The only reason I didn't go to debian itself is because of the package tree which seems very behind-the-times to me. Ubuntu still has all the CLI power of debian, but without the bloat of suse, mandriva etc.

Your description of requirements is exactly what Ubuntu fulfills....easy to install, doesn't need to be babysat, and everything just works.
There isn't too many custom config tools either, the config files are exactly what they are supposed to be. I tend to find it has filled that unique slot in the linux world; good for seasoned users like myself (since 1997, as a sole home OS), and also for people who barely know a graphics card from a CPU.

I've personally never liked RH distros myself, their way of doing things seems very out-of-line with others.
You have to remember that slackware was one of the 'parent' distro's, and it's as close to pure linux as you're gonna get.
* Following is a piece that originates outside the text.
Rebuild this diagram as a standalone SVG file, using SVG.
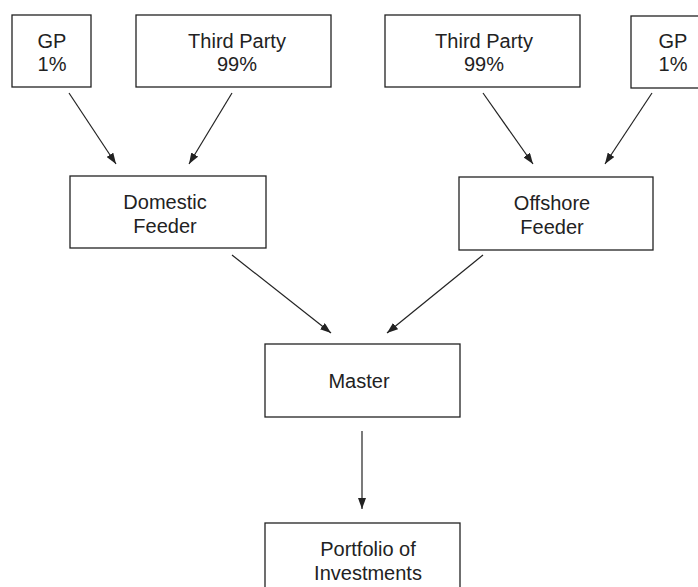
<svg xmlns="http://www.w3.org/2000/svg" width="698" height="587" viewBox="0 0 698 587">
<style>
.box{fill:#fff;stroke:#222;stroke-width:1.3}
.t{font-family:"Liberation Sans",Arial,sans-serif;font-size:20px;fill:#222;text-anchor:middle}
.c{stroke:#222;stroke-width:1.2;fill:none}
</style>
<defs>
<marker id="ah" markerWidth="12" markerHeight="8" refX="11" refY="4" orient="auto" markerUnits="userSpaceOnUse">
<path d="M0,0 L11,4 L0,8 Z" fill="#222"/>
</marker>
</defs>
<rect width="698" height="587" fill="#fff"/>
<g id="gp-left"><rect class="box" x="12" y="15" width="79" height="72"/><text class="t" x="52" y="48">GP</text><text class="t" x="52" y="71">1%</text></g>
<g id="tp-left"><rect class="box" x="136" y="15" width="195" height="72"/><text class="t" x="237" y="48">Third Party</text><text class="t" x="237" y="71">99%</text></g>
<g id="tp-right"><rect class="box" x="385" y="15" width="195" height="72"/><text class="t" x="484" y="48">Third Party</text><text class="t" x="484" y="71">99%</text></g>
<g id="gp-right"><rect class="box" x="631" y="16" width="84" height="72"/><text class="t" x="673" y="48">GP</text><text class="t" x="673" y="71">1%</text></g>
<g id="domestic"><rect class="box" x="70" y="176" width="196" height="72"/><text class="t" x="165" y="209">Domestic</text><text class="t" x="165" y="233">Feeder</text></g>
<g id="offshore"><rect class="box" x="459" y="177" width="194" height="73"/><text class="t" x="552" y="210">Offshore</text><text class="t" x="552" y="234">Feeder</text></g>
<g id="master"><rect class="box" x="265" y="344" width="195" height="73"/><text class="t" x="359" y="388">Master</text></g>
<g id="portfolio"><rect class="box" x="265" y="523" width="195" height="80"/><text class="t" x="368" y="556">Portfolio of</text><text class="t" x="368" y="580">Investments</text></g>
<g id="connectors">
<line class="c" x1="69" y1="93" x2="116" y2="164" marker-end="url(#ah)"/>
<line class="c" x1="232" y1="93" x2="189" y2="164" marker-end="url(#ah)"/>
<line class="c" x1="483" y1="93" x2="533" y2="164" marker-end="url(#ah)"/>
<line class="c" x1="652" y1="93" x2="605" y2="164" marker-end="url(#ah)"/>
<line class="c" x1="232" y1="255" x2="331" y2="333" marker-end="url(#ah)"/>
<line class="c" x1="483" y1="255" x2="387" y2="333" marker-end="url(#ah)"/>
<line class="c" x1="362" y1="431" x2="362" y2="509" marker-end="url(#ah)"/>
</g>
</svg>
Slackware and RH are so far apart in the spectrum that it almost defies belief. Debian is actually very close to slackware, and indeed most commands and tools work on either. Slackware has even ported debians apt-get tools.

To summise: Ubuntu is not watered down. It is a modified debian, without the backwards-ness of debian, and slightly easier to use and configure, and comes with one desktop, one web browser, one email client etc.- it's not bloated by excessive amounts of software.

To me Redhat isn't so much as a Distribution of linux, as an OS based on linux. Come and join us in the real linux world!